My career has been built around fieldwork - collecting samples, studying the environment and understanding the context in which they have been preserved, and what that can tell us about the events at the time. In 1989 I was one of the early pioneers of the field of ancient DNA but my main interest has always been research that spans multiple disciplines and focuses on unconventional and big picture questions in science. I have a fairly unusual, broad background that ranges across genetics, evolution, palaeontology, climate change, astrobiology, environmental science and molecular dating, amongst other areas. This allows me to both build and work with large, multi-disciplinary, international teams of experts - especially like-minded individuals interested in tackling major issues (rather than more incremental science). A recent example is in the area of geomagnetism, and the potential impacts on climate change and evolution (listen to the Adams Event podcasts at the link above). The role for geomagnetism in biology and climate is an area that is almost completely new from the evolutionary perspective, and the potential is enormous.
My specific area of expertise is ancient DNA and my PhD work was performed with Svante Paabo and Allan C. Wilson, who pioneered the ancient DNA field, at UC Berkeley in 1989. My PhD involved some of the first experiments that confirmed that DNA could survive in sub-fossil bone and teeth, rather than just preserved soft tissues (mummified skin, hair etc), which was the general assumption at the time. This work opened the way to the genetic analysis of all the vast museum collections of bones (that weren't truly fossilised that is) - which is where I spent much of the next 25 years.

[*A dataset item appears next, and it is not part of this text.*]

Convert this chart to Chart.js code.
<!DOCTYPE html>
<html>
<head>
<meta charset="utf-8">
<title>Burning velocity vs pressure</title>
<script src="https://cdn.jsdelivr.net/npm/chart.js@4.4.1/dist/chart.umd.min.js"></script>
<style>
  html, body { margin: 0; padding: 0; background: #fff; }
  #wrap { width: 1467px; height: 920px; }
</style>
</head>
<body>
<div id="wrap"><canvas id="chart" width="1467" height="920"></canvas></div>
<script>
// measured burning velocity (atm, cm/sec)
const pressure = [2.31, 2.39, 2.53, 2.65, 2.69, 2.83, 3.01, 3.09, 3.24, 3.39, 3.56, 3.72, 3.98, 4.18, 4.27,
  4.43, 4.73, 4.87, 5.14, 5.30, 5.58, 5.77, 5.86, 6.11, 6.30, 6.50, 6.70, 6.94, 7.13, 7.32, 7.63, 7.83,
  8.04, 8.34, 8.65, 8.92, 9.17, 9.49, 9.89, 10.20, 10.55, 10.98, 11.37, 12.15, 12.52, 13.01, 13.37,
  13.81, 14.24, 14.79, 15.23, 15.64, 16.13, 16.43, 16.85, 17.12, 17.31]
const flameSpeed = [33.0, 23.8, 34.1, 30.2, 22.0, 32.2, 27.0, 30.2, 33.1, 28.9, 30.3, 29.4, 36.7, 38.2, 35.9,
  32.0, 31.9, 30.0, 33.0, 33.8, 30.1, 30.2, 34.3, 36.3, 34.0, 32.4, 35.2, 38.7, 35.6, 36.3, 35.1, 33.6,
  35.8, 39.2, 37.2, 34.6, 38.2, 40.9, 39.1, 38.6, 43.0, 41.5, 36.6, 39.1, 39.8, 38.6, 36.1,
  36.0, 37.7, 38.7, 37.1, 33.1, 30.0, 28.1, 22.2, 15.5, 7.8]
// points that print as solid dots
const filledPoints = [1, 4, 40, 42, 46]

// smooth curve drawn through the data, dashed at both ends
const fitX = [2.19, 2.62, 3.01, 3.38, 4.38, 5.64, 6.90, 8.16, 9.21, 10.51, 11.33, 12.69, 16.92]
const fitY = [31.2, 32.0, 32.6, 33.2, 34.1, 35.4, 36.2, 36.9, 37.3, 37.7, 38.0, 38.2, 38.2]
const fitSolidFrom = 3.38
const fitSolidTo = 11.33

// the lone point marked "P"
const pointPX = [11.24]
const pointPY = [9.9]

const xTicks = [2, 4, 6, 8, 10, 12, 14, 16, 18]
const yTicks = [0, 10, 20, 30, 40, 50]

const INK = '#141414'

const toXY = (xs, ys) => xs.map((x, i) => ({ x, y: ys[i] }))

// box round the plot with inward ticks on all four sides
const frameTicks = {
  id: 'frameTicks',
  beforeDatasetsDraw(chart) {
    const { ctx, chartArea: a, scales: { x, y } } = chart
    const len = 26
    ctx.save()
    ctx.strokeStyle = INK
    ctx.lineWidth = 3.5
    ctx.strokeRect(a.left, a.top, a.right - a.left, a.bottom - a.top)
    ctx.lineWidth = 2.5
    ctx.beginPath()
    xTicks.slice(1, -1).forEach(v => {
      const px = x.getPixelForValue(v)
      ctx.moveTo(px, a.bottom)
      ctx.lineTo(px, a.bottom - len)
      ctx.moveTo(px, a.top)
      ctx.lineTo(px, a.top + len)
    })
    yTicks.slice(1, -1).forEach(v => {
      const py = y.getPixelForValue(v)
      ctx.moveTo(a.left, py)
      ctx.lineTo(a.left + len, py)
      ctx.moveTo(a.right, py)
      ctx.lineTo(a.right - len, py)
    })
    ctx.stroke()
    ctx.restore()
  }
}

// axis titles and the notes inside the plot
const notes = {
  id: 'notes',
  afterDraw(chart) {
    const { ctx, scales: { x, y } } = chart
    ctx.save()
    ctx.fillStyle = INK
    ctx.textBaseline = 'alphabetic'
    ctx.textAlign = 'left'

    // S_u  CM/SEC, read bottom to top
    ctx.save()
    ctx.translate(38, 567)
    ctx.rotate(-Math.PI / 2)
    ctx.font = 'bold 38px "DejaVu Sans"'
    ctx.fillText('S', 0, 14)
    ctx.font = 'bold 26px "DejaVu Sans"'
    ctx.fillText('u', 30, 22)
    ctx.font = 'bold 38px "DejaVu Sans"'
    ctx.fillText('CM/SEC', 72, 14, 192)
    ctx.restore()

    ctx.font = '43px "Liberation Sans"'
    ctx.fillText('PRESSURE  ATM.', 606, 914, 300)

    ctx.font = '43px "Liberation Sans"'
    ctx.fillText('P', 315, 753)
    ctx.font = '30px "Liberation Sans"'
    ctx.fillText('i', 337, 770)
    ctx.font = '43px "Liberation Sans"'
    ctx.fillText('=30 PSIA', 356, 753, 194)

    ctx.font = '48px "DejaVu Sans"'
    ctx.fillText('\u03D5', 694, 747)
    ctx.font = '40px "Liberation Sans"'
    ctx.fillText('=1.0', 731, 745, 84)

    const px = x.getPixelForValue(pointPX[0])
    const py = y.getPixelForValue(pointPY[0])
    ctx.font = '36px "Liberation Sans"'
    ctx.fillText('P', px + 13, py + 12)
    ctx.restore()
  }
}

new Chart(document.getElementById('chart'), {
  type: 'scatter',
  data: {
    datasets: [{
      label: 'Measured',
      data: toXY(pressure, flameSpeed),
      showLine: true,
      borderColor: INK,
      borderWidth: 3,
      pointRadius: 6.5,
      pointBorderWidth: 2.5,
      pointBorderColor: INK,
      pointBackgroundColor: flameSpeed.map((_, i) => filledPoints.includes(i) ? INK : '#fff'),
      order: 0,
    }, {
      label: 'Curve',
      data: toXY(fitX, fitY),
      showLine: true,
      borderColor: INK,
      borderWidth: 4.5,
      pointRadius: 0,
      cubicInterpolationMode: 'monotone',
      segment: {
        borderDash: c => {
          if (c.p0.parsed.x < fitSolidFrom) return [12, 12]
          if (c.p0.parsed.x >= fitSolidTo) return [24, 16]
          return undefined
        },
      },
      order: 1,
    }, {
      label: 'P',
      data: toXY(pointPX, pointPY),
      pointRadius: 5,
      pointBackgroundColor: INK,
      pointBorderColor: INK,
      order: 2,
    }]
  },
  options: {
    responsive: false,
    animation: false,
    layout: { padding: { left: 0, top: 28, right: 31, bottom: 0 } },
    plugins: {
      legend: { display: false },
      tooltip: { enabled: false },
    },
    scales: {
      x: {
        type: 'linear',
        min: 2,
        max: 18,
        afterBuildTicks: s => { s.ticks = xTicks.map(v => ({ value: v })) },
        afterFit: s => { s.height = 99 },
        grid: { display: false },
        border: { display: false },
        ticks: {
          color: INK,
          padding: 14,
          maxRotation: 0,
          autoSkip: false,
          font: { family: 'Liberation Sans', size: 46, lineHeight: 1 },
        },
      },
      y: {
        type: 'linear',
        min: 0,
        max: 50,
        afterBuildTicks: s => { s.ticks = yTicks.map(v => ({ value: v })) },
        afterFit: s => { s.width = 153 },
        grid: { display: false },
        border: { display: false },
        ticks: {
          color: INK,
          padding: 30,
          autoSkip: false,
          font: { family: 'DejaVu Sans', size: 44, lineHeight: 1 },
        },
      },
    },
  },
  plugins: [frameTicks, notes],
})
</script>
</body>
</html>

In addition to analysing animal and plant fossils, I have also developed a number of methods to analyse traces of genetic material preserved in modern and ancient environmental samples - such as sediments, ice and permafrost, water (fresh and marine), and cave calcite formations. The amounts of surviving genetic material are generally miniscule, and in the case of Antarctic ice (pictured) around 5-6 litres of ice were filtered in the field, in order to collect enough DNA to generate reliable signals. The environmental DNA research has included ancient humans, animals, plants, invertebrates, and microbes (fungi, bacteria and viruses).
In 2014 I successfully obtained ARC funding that allowed me to initiate and lead the Aborginal Heritage Project (AHP), a major collaboration with Indigenous families and communities across Australia and the South Australian Museum to reconstruct the genetic history of Australia prior to the arrival of Europeans. The AHP is based on the genetic analysis of historic hair samples held at the South Australian Museum, collected in a series of anthropological expeditions across Australia between the 1920s and 1970s by the Board for Anthropology at the University of Adelaide, led by the remarkable (and completely under-recognised) Australian scientist, Dr Norman Tindale (see video below). Genetic analysis of the historic hair samples is only permitted with consent from the original donors or their descendants and the project is built upon close participation of Aboriginal families in the analysis and interpretation of the resulting genetic data. The resulting genetic map (see link below) of Indigenous Australia aims to reconstruct Aboriginal history where written or oral records may fail, assist people from the Stolen Generation with reunification of families and location of Country, and facilitate repatriation of Indigenous cultural items and remains held in museums in Australia and overseas. The project has won several awards including the Australian Museum Eureka Prize (2017: photo above with Auntie Isabel O'Loughlin), and the South Australian Science Excellence Award (2018).